Connected by a high-speed, federated network and programmed in a uniform system software and programming environment, the supercomputer ‘allows an application to be distributed over several hardware modules, running each code component on the one which best suits its particular needs’, according to Estela. Specifically, DEEP-EST, the latest project in the series, is building a prototype with three modules: ‘a general-purpose cluster for low or medium scalable codes, a highly scalable booster comprising a cluster of accelerators, and a Data Analytics Module (DAM)’, which will be tested with six applications combining high-performance computing (HPC) with high-performance data analytics (HPDA) and machine learning (ML). 

 

The DEEP approach is part of the trend towards using accelerators to improve performance and overall energy efficiency – but with a twist. ‘Traditionally, heterogeneity is done within the node, combining a central processing unit (CPU) with one or more accelerators. In DEEP-EST we segregate the resources and pool them into compute modules, as this enables us to flexibly adapt the system to very diverse application requirements,’ Estela says. In addition to usability and flexibility, the sustained performance made possible by following this approach aims to reach exascale levels. 

 

 

 

One important aspect that makes the DEEP architecture stand out is the co-design approach, which is a key component of the project. ‘Only by properly understanding what users and their applications really do can you build a computer that efficiently solves their problems,’ says Estela. ‘In DEEP-EST, we’ve selected six ambitious HPC/HPDA applications to drive the co-design process, which will be used to define and evaluate the hardware and software technologies developed.’ 

 

Careful analysis of the application codes allows a fuller understanding of their requirements, which informed the prototype’s design and configuration, she notes. ‘For instance, we used application benchmarks to choose the CPU version on each prototype module, while memory technologies and capacities have been selected based on the input/output needs of our co-design codes.
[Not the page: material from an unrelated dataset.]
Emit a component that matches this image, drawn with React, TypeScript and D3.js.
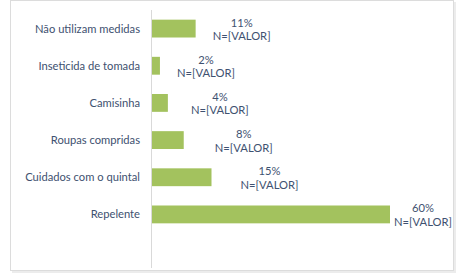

Each application uses different module combinations, while dynamic scheduling and resource management software ensure the highest possible throughput.

 

In addition to traditional compute-intensive HPC applications, the DEEP-EST DAM includes leading-edge memory and storage technology tailored to the needs of data-intensive workloads, which occur in data analytics and ML. ‘Based on general-purpose processors with a huge amount of memory per core, this module is boosted by powerful general-purpose graphics processing units (GPGPU) and field-programmable gate array (FPGA) accelerators,’ says Estela. In the example of space weather, the data analytics module is ideal for analysing high-resolution satellite images, Estela explains, while other parts of the application workflow – such as the interaction of particles emitted by the Sun with the Earth’s magnetic field, are distributed between the cluster module and the booster.

 

Through the DEEP projects, researchers have shown that combining resources in compute modules efficiently serves applications from multi-physics simulations to simulations integrating HPC with HPDA, to complex heterogeneous workflows such as those in artificial intelligence applications. ‘One of our most significant achievements was delivering a software environment, which allows the “module farm” to work as a single machine,’ says Estela. ‘Now we have tangible results in the form of JURECA, the first modular computing system at production level.’